Optimization solver parameters: a list with four objects,

solver = list(name = name, t_max = t_max, approximate = 1, round_cplex = 0,
trace_cplex = 0).

solver is a string that determines the optimization solver to be used. The options are: cplex, glpk, gurobi, highs, and symphony. The default solver is highs with approximate = 1, so that by default an approximate solution is found (see approximate below). For an exact solution, we strongly recommend using cplex or gurobi as they are much faster than the other solvers, but they do require a license (free for academics, but not for people outside universities). Between cplex and gurobi, note that installing the R interface for gurobi is much simpler.

t_max is a scalar with the maximum time limit for finding the matches. This option is specific to cplex and gurobi. If the optimal matches are not found within this time limit, a partial, suboptimal solution is given.

approximate is a scalar that determines the method of solution. If approximate = 1 (the default), an approximate solution is found via a relaxation of the original integer program. This method of solution is faster than approximate = 0, but some balancing constraints may be violated to some extent. This option works only with n_controls = 1, i.e. pair matching.

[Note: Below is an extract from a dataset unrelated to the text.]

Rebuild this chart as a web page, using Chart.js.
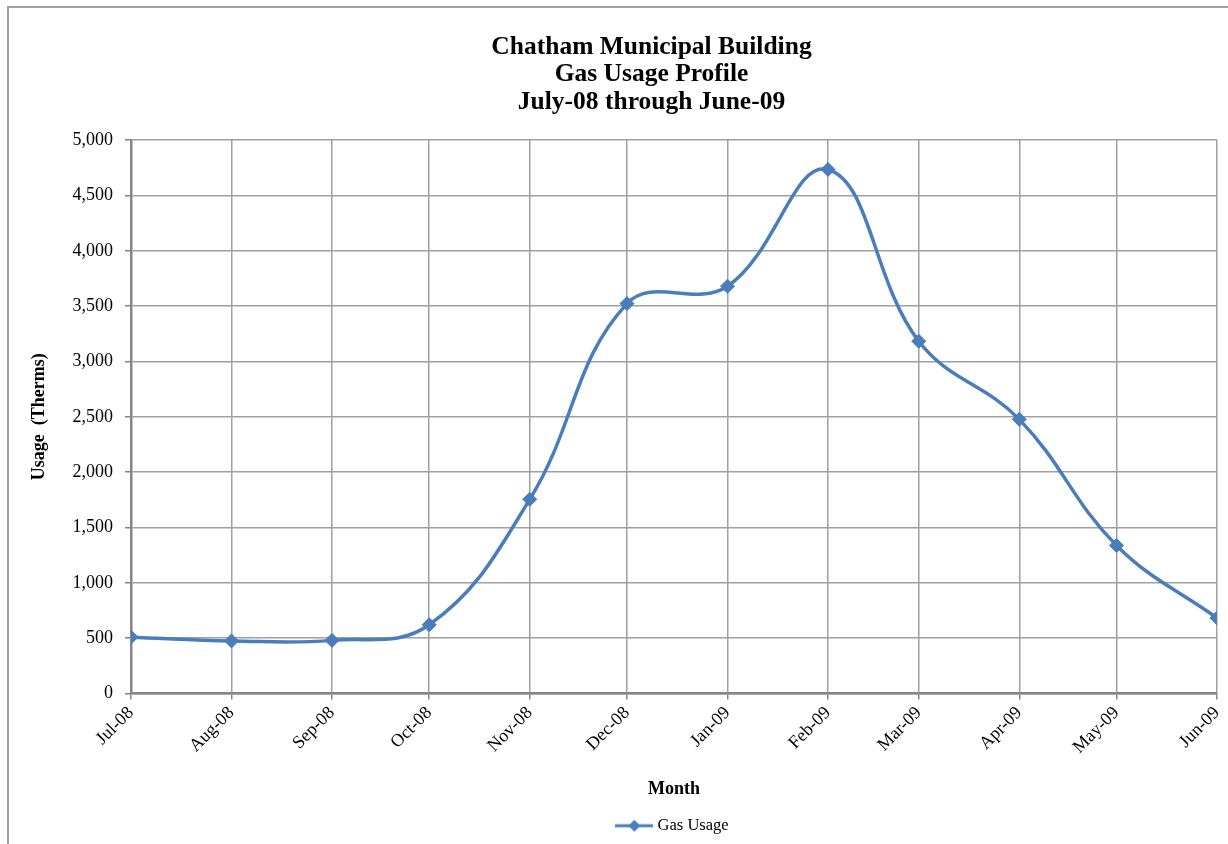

round_cplex is binary specific to cplex. round_cplex = 1 ensures that the solution found is integral by rounding and all the constraints are exactly statisfied; round_cplex = 0 (the default) encodes there is no rounding which may return slightly infeasible integer solutions.

trace is a binary specific to cplex and gurobi. trace = 1 turns the optimizer output on. The default is trace = 0.


A list containing the optimal solution, with the following objects:


value of the objective function at the optimum;


value of the total sum of distances term of the objective function at the optimum;


indexes of the matched treated units at the optimum;


indexes of the matched controls at the optimum;


matched pairs or groups at the optimum;


time elapsed to find the optimal solution.


Jose R. Zubizarreta <zubizarreta@hcp.med.harvard.edu>, Cinar Kilcioglu <ckilcioglu16@gsb.columbia.edu>.


# Load, sort, and attach data
lalonde = lalonde[order(lalonde$treatment, decreasing = TRUE), ]

# Step 1: use cardinality matching to find the largest sample of matched pairs for which 
# all the covariates are finely balanced.

# Discretize covariates
quantiles = function(covar, n_q) {
	p_q = seq(0, 1, 1/n_q)
	val_q = quantile(covar, probs = p_q, na.rm = TRUE)
	covar_out = rep(NA, length(covar))
	for (i in 1:n_q) {
		if (i==1) {covar_out[covar<val_q[i+1]] = i}
		if (i>1 & i<n_q) {covar_out[covar>=val_q[i] & covar<val_q[i+1]] = i}
		if (i==n_q) {covar_out[covar>=val_q[i] & covar<=val_q[i+1]] = i}}
age_5 = quantiles(age, 5)
education_5 = quantiles(education, 5)
re74_5 = quantiles(re74, 5)
re75_5 = quantiles(re75, 5)

# Treatment indicator; note that the data needs to be sorted in decreasing order
# according to this treatment indicator
t_ind = treatment

# Fine balance
fine_covs = cbind(black, hispanic, married, nodegree, age_5, education_5, re74_5, re75_5)
fine = list(covs = fine_covs)

# Solver options
t_max = 60*5
solver = "highs"
approximate = 0
solver = list(name = solver, t_max = t_max, approximate = approximate,
round_cplex = 0, trace = 0)

# Match                   
out_1 = cardmatch(t_ind, fine = fine, solver = solver)

# Indices of the treated units and matched controls
t_id_1 = out_1$t_id  
c_id_1 = out_1$c_id	

# Mean balance
covs = cbind(age, education, black, hispanic, married, nodegree, re74, re75)
meantab(covs, t_ind, t_id_1, c_id_1)

# Fine balance (note here we are getting an approximate solution)
for (i in 1:ncol(fine_covs)) {		
	print(finetab(fine_covs[, i], t_id_1, c_id_1))

# Step 2: use optimal matching (minimum distance matching) to find the (re)pairing of
# treated and control that minimizes the total sum of covariate distances between matched 
# pairs.  For this, use the function 'distmatch' which is a wrapper for 'bmatch'.  

# New treatment indicator
t_ind_2 = t_ind[c(t_id_1, c_id_1)]

# To build the distance matrix, the idea is to use strong predictors of the outcome
dist_mat_2 = abs(outer(re74[t_id_1], re74[c_id_1], "-"))

# Match
out_2 = distmatch(t_ind_2, dist_mat_2, solver)

# Indices of the treated units and matched controls
t_id_2 = t_id_1[out_2$t_id]  
c_id_2 = c_id_1[out_2$c_id-length(out_2$c_id)]	

# Covariate balance is preserved...
meantab(covs, t_ind, t_id_2, c_id_2)
for (i in 1:ncol(fine_covs)) {		
	print(finetab(fine_covs[, i], t_id_2, c_id_2))

# ... but covariate distances are reduced
distances_step_1 = sum(diag(dist_mat_2)) 
distances_step_2 = sum(diag(dist_mat_2[out_2$t_id, out_2$c_id-length(out_2$c_id)])) 

# The mean difference in outcomes is the same...

# ... but their standard deviation is reduced